**Goal of the exercise:**
Produce nothing but an exact copy of the lines from the one containing "Rebuild this chart" through the one containing "plt.rcParams['font.family'] = ['Lato', 'DejaVu", and do not carry over pictures.

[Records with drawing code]
⟨
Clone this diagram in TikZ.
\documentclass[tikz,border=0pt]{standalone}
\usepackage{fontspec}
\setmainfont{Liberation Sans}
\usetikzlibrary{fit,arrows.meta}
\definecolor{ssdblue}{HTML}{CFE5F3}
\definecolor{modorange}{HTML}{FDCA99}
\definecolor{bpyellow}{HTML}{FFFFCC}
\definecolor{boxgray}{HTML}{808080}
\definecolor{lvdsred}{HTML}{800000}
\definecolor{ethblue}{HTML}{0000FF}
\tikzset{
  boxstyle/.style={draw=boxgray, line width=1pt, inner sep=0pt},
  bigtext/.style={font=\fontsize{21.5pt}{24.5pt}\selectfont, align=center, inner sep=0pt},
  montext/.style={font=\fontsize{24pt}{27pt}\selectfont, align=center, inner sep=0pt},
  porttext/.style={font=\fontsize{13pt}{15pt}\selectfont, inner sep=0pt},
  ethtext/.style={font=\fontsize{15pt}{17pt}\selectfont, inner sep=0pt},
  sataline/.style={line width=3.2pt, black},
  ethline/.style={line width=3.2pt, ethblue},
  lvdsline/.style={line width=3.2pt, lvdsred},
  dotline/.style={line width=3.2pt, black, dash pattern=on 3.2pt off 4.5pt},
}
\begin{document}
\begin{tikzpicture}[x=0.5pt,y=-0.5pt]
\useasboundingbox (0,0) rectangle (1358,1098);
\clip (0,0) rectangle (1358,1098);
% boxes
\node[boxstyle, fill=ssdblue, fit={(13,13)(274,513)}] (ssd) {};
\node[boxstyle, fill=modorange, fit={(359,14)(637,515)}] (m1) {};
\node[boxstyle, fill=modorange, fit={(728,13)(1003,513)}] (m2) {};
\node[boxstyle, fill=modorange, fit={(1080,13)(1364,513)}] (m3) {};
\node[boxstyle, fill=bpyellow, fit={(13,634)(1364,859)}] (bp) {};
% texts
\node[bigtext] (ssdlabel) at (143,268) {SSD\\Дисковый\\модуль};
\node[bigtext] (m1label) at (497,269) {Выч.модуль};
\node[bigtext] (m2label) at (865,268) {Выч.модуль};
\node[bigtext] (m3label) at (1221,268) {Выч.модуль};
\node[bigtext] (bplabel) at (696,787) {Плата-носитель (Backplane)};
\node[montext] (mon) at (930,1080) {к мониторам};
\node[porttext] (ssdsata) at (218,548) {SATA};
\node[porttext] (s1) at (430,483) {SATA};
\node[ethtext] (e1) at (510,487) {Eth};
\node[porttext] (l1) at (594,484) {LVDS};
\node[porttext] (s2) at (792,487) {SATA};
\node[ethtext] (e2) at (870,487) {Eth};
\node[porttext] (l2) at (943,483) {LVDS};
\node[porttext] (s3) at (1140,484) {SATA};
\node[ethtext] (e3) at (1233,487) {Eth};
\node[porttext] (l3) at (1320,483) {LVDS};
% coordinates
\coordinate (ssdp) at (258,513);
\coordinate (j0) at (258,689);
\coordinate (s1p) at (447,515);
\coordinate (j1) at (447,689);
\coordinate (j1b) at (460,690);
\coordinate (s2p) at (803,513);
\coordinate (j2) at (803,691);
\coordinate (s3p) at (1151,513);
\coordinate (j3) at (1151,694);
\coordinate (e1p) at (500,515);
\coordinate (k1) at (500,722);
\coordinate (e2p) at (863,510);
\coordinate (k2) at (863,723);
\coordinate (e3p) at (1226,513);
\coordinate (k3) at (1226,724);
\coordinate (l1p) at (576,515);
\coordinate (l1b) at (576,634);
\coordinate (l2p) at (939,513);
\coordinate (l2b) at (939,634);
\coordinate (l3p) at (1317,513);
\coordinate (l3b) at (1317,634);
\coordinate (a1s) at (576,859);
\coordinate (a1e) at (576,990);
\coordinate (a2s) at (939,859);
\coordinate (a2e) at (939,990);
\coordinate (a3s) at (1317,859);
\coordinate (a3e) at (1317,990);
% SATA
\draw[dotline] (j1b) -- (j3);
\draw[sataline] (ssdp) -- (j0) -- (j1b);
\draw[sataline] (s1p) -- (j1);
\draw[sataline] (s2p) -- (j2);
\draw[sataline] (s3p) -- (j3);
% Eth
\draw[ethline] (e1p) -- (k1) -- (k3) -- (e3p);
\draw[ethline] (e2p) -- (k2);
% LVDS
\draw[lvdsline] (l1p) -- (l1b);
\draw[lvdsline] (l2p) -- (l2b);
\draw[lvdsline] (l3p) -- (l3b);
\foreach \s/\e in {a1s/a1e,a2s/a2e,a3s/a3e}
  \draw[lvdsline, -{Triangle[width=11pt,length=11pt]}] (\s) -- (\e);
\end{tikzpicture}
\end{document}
⟩
⟨
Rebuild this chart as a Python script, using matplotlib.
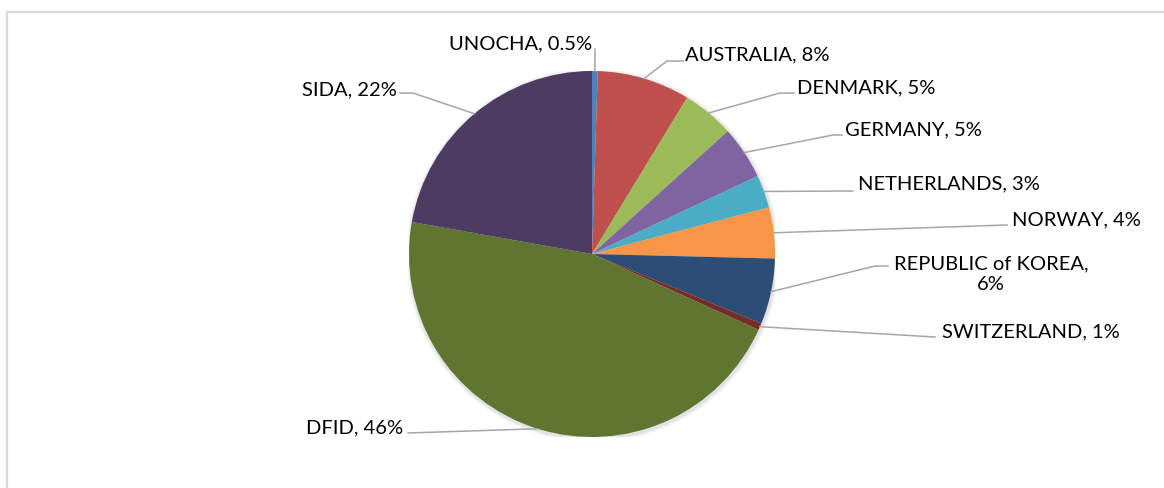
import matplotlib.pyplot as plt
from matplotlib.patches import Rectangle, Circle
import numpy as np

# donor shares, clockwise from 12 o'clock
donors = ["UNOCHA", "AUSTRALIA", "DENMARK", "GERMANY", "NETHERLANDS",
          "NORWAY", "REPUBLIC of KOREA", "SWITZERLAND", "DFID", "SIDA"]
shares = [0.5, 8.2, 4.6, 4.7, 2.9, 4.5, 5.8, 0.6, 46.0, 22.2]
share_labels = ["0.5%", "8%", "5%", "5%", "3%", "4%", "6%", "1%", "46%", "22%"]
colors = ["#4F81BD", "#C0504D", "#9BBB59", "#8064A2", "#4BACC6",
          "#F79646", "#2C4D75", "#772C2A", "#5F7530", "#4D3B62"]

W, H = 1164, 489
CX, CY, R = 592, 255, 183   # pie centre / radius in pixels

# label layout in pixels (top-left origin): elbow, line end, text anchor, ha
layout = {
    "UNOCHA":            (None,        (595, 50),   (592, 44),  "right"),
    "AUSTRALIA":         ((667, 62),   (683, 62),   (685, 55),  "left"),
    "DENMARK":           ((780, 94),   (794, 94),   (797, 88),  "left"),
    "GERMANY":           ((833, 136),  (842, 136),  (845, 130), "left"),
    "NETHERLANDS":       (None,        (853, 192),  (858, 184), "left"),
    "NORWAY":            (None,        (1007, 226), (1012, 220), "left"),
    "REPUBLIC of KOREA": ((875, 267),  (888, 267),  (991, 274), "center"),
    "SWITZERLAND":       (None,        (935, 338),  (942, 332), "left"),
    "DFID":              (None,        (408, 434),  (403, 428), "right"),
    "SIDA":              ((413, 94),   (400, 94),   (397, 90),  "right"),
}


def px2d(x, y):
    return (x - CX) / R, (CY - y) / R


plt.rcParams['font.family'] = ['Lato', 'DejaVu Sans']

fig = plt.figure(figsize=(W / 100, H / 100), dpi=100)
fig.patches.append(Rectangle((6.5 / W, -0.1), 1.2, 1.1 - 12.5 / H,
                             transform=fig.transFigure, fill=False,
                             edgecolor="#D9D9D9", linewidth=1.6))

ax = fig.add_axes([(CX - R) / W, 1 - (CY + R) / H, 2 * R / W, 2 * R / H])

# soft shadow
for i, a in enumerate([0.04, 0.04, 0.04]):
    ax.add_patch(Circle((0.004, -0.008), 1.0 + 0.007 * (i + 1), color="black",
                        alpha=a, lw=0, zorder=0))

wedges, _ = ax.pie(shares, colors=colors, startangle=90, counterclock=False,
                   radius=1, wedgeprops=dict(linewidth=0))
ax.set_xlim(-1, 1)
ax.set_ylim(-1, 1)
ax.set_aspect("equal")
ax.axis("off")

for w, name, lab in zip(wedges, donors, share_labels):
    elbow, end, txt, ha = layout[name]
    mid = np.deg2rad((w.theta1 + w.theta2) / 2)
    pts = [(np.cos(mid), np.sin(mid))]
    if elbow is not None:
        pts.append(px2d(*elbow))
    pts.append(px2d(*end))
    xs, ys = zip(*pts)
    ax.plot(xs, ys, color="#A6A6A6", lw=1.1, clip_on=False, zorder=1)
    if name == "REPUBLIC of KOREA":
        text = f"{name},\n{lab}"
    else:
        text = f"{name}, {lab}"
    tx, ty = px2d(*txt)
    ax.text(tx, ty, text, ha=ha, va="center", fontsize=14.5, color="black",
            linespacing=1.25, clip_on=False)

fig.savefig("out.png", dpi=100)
⟩
⟨
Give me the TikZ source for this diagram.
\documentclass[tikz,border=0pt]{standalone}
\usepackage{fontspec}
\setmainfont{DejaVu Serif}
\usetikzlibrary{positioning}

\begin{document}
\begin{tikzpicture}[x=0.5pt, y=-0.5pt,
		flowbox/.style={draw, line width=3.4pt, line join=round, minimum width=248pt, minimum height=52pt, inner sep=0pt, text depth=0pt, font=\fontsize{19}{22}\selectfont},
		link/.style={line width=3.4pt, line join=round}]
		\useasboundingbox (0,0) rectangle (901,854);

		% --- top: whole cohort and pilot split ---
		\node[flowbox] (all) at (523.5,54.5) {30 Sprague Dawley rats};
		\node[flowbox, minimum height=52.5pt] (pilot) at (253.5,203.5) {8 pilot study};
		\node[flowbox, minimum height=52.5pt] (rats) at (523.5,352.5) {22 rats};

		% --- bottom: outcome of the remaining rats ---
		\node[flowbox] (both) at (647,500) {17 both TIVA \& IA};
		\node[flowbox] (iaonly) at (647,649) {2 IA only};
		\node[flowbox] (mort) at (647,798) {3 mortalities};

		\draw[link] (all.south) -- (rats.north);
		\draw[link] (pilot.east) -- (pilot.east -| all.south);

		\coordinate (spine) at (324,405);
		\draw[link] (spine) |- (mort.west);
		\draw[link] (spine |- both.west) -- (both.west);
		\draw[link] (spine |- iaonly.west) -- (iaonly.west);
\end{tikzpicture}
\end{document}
⟩
**Output for this task:**
Rebuild this chart as a Python script, using matplotlib.
import matplotlib.pyplot as plt
from matplotlib.patches import Rectangle, Circle
import numpy as np

# donor shares, clockwise from 12 o'clock
donors = ["UNOCHA", "AUSTRALIA", "DENMARK", "GERMANY", "NETHERLANDS",
          "NORWAY", "REPUBLIC of KOREA", "SWITZERLAND", "DFID", "SIDA"]
shares = [0.5, 8.2, 4.6, 4.7, 2.9, 4.5, 5.8, 0.6, 46.0, 22.2]
share_labels = ["0.5%", "8%", "5%", "5%", "3%", "4%", "6%", "1%", "46%", "22%"]
colors = ["#4F81BD", "#C0504D", "#9BBB59", "#8064A2", "#4BACC6",
          "#F79646", "#2C4D75", "#772C2A", "#5F7530", "#4D3B62"]

W, H = 1164, 489
CX, CY, R = 592, 255, 183   # pie centre / radius in pixels

# label layout in pixels (top-left origin): elbow, line end, text anchor, ha
layout = {
    "UNOCHA":            (None,        (595, 50),   (592, 44),  "right"),
    "AUSTRALIA":         ((667, 62),   (683, 62),   (685, 55),  "left"),
    "DENMARK":           ((780, 94),   (794, 94),   (797, 88),  "left"),
    "GERMANY":           ((833, 136),  (842, 136),  (845, 130), "left"),
    "NETHERLANDS":       (None,        (853, 192),  (858, 184), "left"),
    "NORWAY":            (None,        (1007, 226), (1012, 220), "left"),
    "REPUBLIC of KOREA": ((875, 267),  (888, 267),  (991, 274), "center"),
    "SWITZERLAND":       (None,        (935, 338),  (942, 332), "left"),
    "DFID":              (None,        (408, 434),  (403, 428), "right"),
    "SIDA":              ((413, 94),   (400, 94),   (397, 90),  "right"),
}


def px2d(x, y):
    return (x - CX) / R, (CY - y) / R


plt.rcParams['font.family'] = ['Lato', 'DejaVu Sans']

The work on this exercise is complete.